Algorithm selection is tightly coupled to the spatial and dynamic structure of the modeled activity, with advanced numerical methods (e.g., symplectic schemes, dynamic mode decomposition) required in PDE-governed settings for stability and computational performance (Monti et al., 2024).
6. SADM Limitations, Current Challenges, and Prospects
Despite their demonstrated versatility and empirical success, SADMs have recognized limitations and open problems:
- Calibration and Parametric Complexity: Agent-based SADMs (e.g., economic models) may require manual or non-Bayesian parameter tuning, impeding robust prediction under policy changes or in new domains (Yang et al., 2012).
- Sensitivity to Observation Quality: Multi-scale filtering and hierarchical consistency algorithms presuppose adequate coverage and quality at all abstraction levels; sparsity or bias in coarse observations can destabilize cross-scale inference (Hawasly et al., 2016).
- Belief Stability and Revision Bottlenecks: Cognitive map SADMs—particularly those embedding large foundation models—exhibit instability under active exploration and belief inertia when required to revise obsolete spatial priors, pointing to the need for improved uncertainty modeling and explicit plasticity mechanisms (Zhang et al., 4 Feb 2026).
- Contractibility and Topological Constraints: In neural coding models, violation of convexity or contractibility assumptions can impair reliable extraction of the minimal spatial dimension; only partial remedy is currently achieved via local charts or sliding-window complexes (Akhtiamov et al., 2021).

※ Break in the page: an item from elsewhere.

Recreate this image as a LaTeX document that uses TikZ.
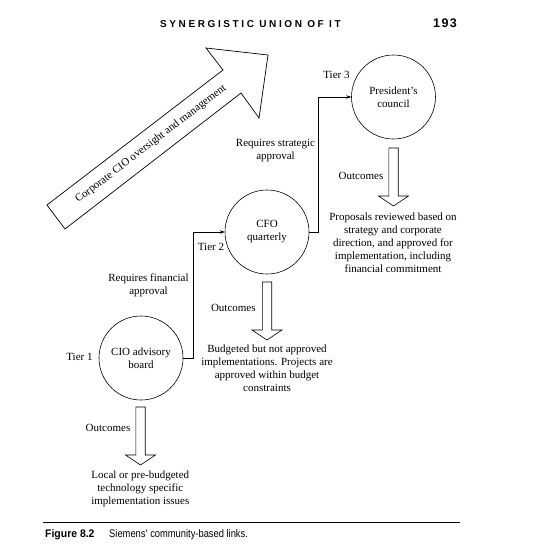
\documentclass[tikz,border=0pt]{standalone}
\usepackage{fontspec}
\setmainfont{Liberation Serif}
\newfontfamily\hdrfont[LetterSpace=26]{Liberation Sans}
\newfontfamily\numfont[LetterSpace=12]{Liberation Sans}
\newfontfamily\capfont[FakeStretch=0.85]{Liberation Sans}
\newfontfamily\capbfont[FakeStretch=0.95]{Liberation Sans}
\usetikzlibrary{arrows.meta}
\tikzset{
  txt/.style={font=\fontsize{11}{13}\selectfont, inner sep=0pt, align=center},
  tier/.style={circle, draw, line width=0.6pt, minimum size=84pt, inner sep=0pt,
    font=\fontsize{11}{13}\selectfont, align=center},
  link/.style={line width=0.6pt, -{Stealth[length=5pt,width=3.5pt]}},
  outarrow/.pic={\draw[line width=0.6pt] (-4.7,0) -- (-4.7,48) -- (-15,48) -- (0,58)
     -- (15,48) -- (4.7,48) -- (4.7,0) -- cycle;}
}
\begin{document}
\begin{tikzpicture}[x=1pt,y=-1pt]
\useasboundingbox (0,0) rectangle (544,554);
% header
\node[anchor=west, inner sep=0pt] (hdr) at (160,24) {\hdrfont\bfseries\fontsize{10}{12}\selectfont SYNERGISTIC UNION OF IT};
\node[inner sep=0pt] (page) at (445,23) {\numfont\bfseries\fontsize{12.5}{14}\selectfont 193};
% big arrow
\draw[line width=0.7pt] (47,205) -- (223,70) -- (206,48) -- (268,55) -- (259,118)
   -- (241,93) -- (65,229) -- cycle;
\node[txt, rotate=37.5] (bigtxt) at (151,144) {Corporate CIO oversight and management};
% tiers
\node[tier] (pres) at (393.5,97) {President’s\\council};
\node[tier] (cfo) at (267,232) {CFO\\quarterly};
\node[tier] (cio) at (141,358) {CIO advisory\\board};
% links
\draw[link] (cio.east) -- ++(10,0) |- (cfo.west);
\draw[link] (cfo.east) -- ++(9,0) |- (pres.west);
% labels
\node[txt] (t3) at (336.5,75) {Tier 3};
\node[txt] (t2) at (211,247) {Tier 2};
\node[txt] (t1) at (79.5,357) {Tier 1};
\node[txt] (rs) at (275.5,151) {Requires strategic\\approval};
\node[txt] (rf) at (148.5,285) {Requires financial\\approval};
% outcomes
\pic at (393.5,148) {outarrow};
\pic at (267,282) {outarrow};
\pic at (140.5,407) {outarrow};
\node[txt] (o3) at (361,176) {Outcomes};
\node[txt] (o2) at (233.3,308) {Outcomes};
\node[txt] (o1) at (108,428) {Outcomes};
\node[txt] (r3) at (393,243) {Proposals reviewed based on\\strategy and corporate\\direction, and approved for\\implementation, including\\financial commitment};
\node[txt] (r2) at (267,368.5) {Budgeted but not approved\\implementations. Projects are\\approved within budget\\constraints};
\node[txt] (r1) at (140.3,489) {Local or pre-budgeted\\technology specific\\implementation issues};
% caption
\draw[line width=0.8pt] (43,522) -- (460,522);
\node[anchor=base west, inner sep=0pt] (figno) at (45,537) {\capbfont\bfseries\fontsize{11}{13}\selectfont Figure 8.2};
\node[anchor=base west, inner sep=0pt] (figcap) at (109,537) {\capfont\fontsize{11}{13}\selectfont Siemens\textquotesingle\ community-based links.};
\end{tikzpicture}
\end{document}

- Computational Tractability: Although scalability is addressed in recent SADM architectures (e.g., via sparse inducing points, batch processing), extremely large-scale or high-density spatial systems may still encounter prohibitive computational or memory demands (Stuede et al., 2022, Shi et al., 2023).
- Limited Integration across Domains: Most SADMs are still tailored to single classes of system (robotics, neurodynamics, ecology), with cross-domain synthesis—combining, e.g., social network, environmental, and neural dynamics in one formal SADM—mostly unrealized.
Progress in uncertainty-aware planning, modular spatial memory, automated calibration, and unified cross-domain frameworks are anticipated directions for future research (Zhang et al., 4 Feb 2026, Simon et al., 19 Nov 2025, Yang et al., 2012). Ongoing developments in scalable, invertible representations and advanced probabilistic numerics are expected to further extend the scope and impact of SADMs.